The 400 Hz is not related to any kind of timing. It's about getting size and losses of transformers down. With increasing frequency, the efficiency of transformation increases, thus producing less waste heat. At the same time sizes of the transformers shrink for a given load, thus saving in cost and, equally important, size.
It's the same principle that gave us the switching power supply and its high efficiency and low losses. Here also the primary AC gets turned into a high frequency one so a rather tiny transformer can be used instead of the huge copper piles in a linear PS. Unlike the Cray, a modern power supply uses several kHz instead of 400 Hz.
I'm also not sure that if 400 Hz is needed, that motors are the best way to generate that.
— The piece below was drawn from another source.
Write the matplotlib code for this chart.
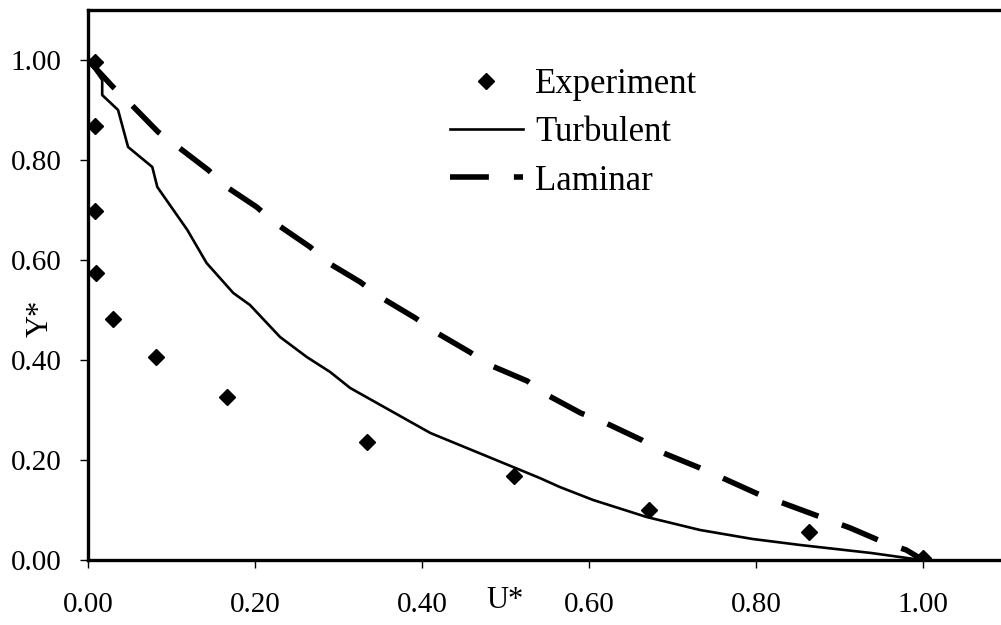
import numpy as np
import matplotlib.pyplot as plt

plt.rcParams["font.family"] = ["Liberation Serif", "DejaVu Serif"]
plt.rcParams["font.size"] = 20

# ---------------- Data ----------------
exp_u = [0.008, 0.008, 0.008, 0.010, 0.030, 0.082, 0.166, 0.334, 0.510, 0.672, 0.863, 1.000]
exp_y = [0.996, 0.868, 0.698, 0.574, 0.482, 0.406, 0.326, 0.236, 0.168, 0.100, 0.056, 0.004]

turb_u = [0.000, 0.017, 0.017, 0.036, 0.048, 0.077, 0.083, 0.119, 0.142, 0.174,
          0.194, 0.230, 0.262, 0.290, 0.314, 0.410, 0.493, 0.541, 0.565, 0.605,
          0.669, 0.733, 0.796, 0.853, 0.938, 0.985, 1.000]
turb_y = [1.000, 0.960, 0.930, 0.900, 0.826, 0.786, 0.746, 0.660, 0.594, 0.534,
          0.510, 0.446, 0.406, 0.376, 0.344, 0.254, 0.197, 0.164, 0.146, 0.120,
          0.086, 0.060, 0.042, 0.030, 0.014, 0.003, 0.000]

lam_u = [0.000, 0.030, 0.050, 0.084, 0.108, 0.144, 0.166, 0.202, 0.224, 0.266,
         0.286, 0.326, 0.350, 0.392, 0.416, 0.457, 0.481, 0.526, 0.550, 0.590,
         0.620, 0.663, 0.689, 0.733, 0.760, 0.805, 0.832, 0.913, 0.952, 0.980, 1.000]
lam_y = [1.000, 0.946, 0.914, 0.856, 0.826, 0.780, 0.746, 0.706, 0.674, 0.626,
         0.596, 0.556, 0.526, 0.484, 0.456, 0.416, 0.390, 0.358, 0.330, 0.294,
         0.274, 0.240, 0.214, 0.184, 0.164, 0.130, 0.114, 0.064, 0.036, 0.020, 0.000]

ticks = [0.0, 0.2, 0.4, 0.6, 0.8, 1.0]
tick_labels = ["0.00", "0.20", "0.40", "0.60", "0.80", "1.00"]

# ---------------- Layout ----------------
W, H = 1001, 625
fig = plt.figure(figsize=(W / 100, H / 100), dpi=100)
ax = fig.add_axes([88 / W, (H - 560) / H, (W - 88) / W, 550 / H])

ax.plot(exp_u, exp_y, linestyle="none", marker="D", markersize=8.6,
        color="black", label="Experiment", zorder=3)
ax.plot(turb_u, turb_y, "-", color="black", linewidth=1.9, label="Turbulent")
ax.plot(lam_u, lam_y, color="black", linewidth=4, dashes=(7, 4.5),
        label="Laminar")

ax.set_xlim(0, (W - 88) / 835)
ax.set_ylim(0, 1.10)
ax.set_xticks(ticks)
ax.set_xticklabels(tick_labels)
ax.set_yticks(ticks)
ax.set_yticklabels(tick_labels)
ax.tick_params(direction="out", length=6, width=1, color="black", labelsize=21)
ax.tick_params(axis="x", pad=17)
ax.tick_params(axis="y", pad=13)

for s in ["left", "bottom", "top"]:
    ax.spines[s].set_linewidth(2.4)
ax.spines["right"].set_visible(False)

fig.text(505 / W, 1 - 600 / H, "U*", ha="center", va="center", fontsize=22)
fig.text(40 / W, 1 - 318 / H, "Y*", ha="center", va="center", fontsize=22,
         rotation=90)

leg = ax.legend(loc="upper left", bbox_to_anchor=(450 / W, 1 - 68 / H),
                bbox_transform=fig.transFigure, frameon=False, fontsize=25,
                handlelength=2.1, handletextpad=0.35, labelspacing=0.44,
                borderpad=0, borderaxespad=0)

fig.savefig("out.png", dpi=100)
It's not so much about exact 400 Hz, as the conversion of a lot of power. In the mid-1980s power semiconductors weren't at a point where such loads could be handled fully electronically (*1). Coupling a motor running at mains frequency and a generator on its output shaft that emits a higher frequency current - basically the same as the motor, just more poles. Prior to power electronics this was the only way to transform frequency. For example, rail power in Germany (and others) is 16.6 Hz while mains is 50 Hz. Beside rail power stations with generators producing 16.6 Hz, there where also converters from main power using motor generator units.
Beside the advantage in lower copper cost, more compact design and higher efficiency, such a motor-generator inherently works as a UPS. Due to inertia, short interruptions on the input side are smoothed out, making the operation way more reliable. In fact, depending on the size of the motor-generator, it could even supply the whole machine (including disks) for several seconds. That's more than enough time to write a savepoint (*2) and have an orderly (emergency) shutdown. That's why mainframes often have a special power fail interrupt state.
I'd guess it's too imprecise for timing a supercomputer.
As said before, it's not about anything in timing, but size and efficiency of the power conversion.
400 Hz in particular was chosen, as this was already standard since the 1940s for certain military equipment and airplanes. It's always better to use some standard and standardized equipment that comes with it. So Cray didn't have to create their own converters.
*1 - Even today, as we can do it, we still use the same trick. Just now it first gets rectified, then turned into high frequency pulsed (several dozen kHz) current, which still gets transformed to whatever is needed and rectified again.
*2 - A savepoint is a recording of the actual state of a job under program control that allows restart when restored. It's not the same as freezing the program, more like an automated save to files when closed.